I remember one man who served as a missionary to many South American communities, yet he was in bondage to habits which created frustration and bondage in his lives. For all of his knowledge about the Bible, he had never rested in the fullness and finality of all the Jesus did at the Cross!
One woman was telling me that she had stopped sharing at the Celebrate Recovery meeting. I chided her that she needed to leave altogether, because as long as anyone continues to attend and promote Twelve Step programs, they are aiding and abetting a system of beliefs which do not abide in the doctrine of Christ (2 John 9).
Another woman claimed without reserve that she was still in recovery. There was no life or sparkle to her walk. A great reserve, and a calculated respect for the petty fears and tremors of this life, marked much of her conservations with me.
Whatever happened to the blessed hope of Paul's declarations in Romans 8?:
"36As it is written, For thy sake we are killed all the day long; we are accounted as sheep for the slaughter.
"37Nay, in all these things we are more than conquerors through him that loved us. " (Romans 8: 36-37)

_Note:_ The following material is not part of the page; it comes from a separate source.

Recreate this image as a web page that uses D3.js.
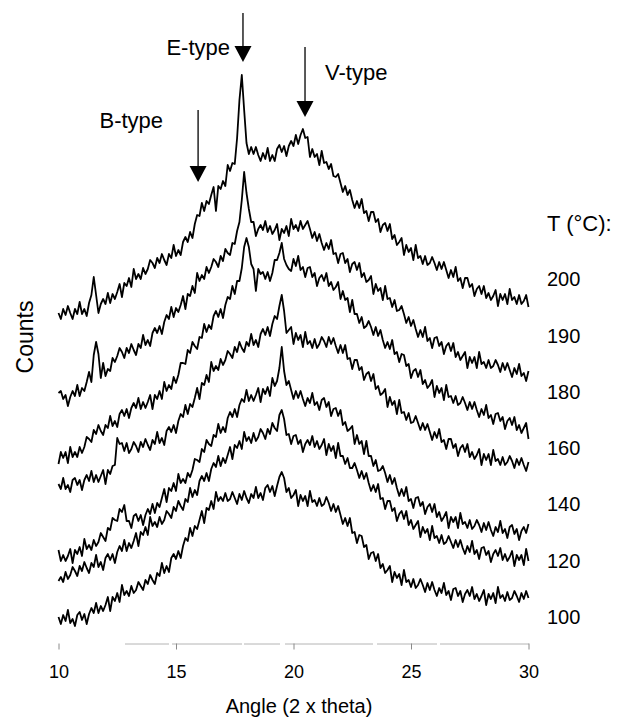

We do not worry about being led as lambs to the slaughter, because Jesus, the Lamb of God, died on the Cross, removing all our sins (Colossians 2: 13). He became sin that we would receive His righteousness (2 Corinthians 5: 21), and every other good thing with Him (Romans 8: 31-32)
However, if we do not receive Him as our full and final sacrifice, we cannot receive from Him anything else:
"6But let him ask in faith, nothing wavering. For he that wavereth is like a wave of the sea driven with the wind and tossed. 7For let not that man think that he shall receive any thing of the Lord. 8A double minded man is unstable in all his ways." (James 1: 6-8)
I submit that James was exhorting his fellow Jewish brethren not to mix covenants. We are no longer under law, and thus no longer any apprehension of guilt or fear, because the Father of Lights has given us Jesus, the Light of the world (John 8: 12), to die for our sins, rise for our justification, and intercede on our behalf until He comes again.
In Hebrews 12, the writer invites everyone of us to put aside every sin which weighs us down. Why? Because all our sins have been paid for in full, forever, and thus we no longer need hold onto any sense of sin conscience in our lives.
For us to have any fear of wrongdoing, or to carry about ourselves a sense of guilt and shame is to insult what Jesus has done for us, and by extension to argue that He did not complete a perfect work (John 17: 3-4).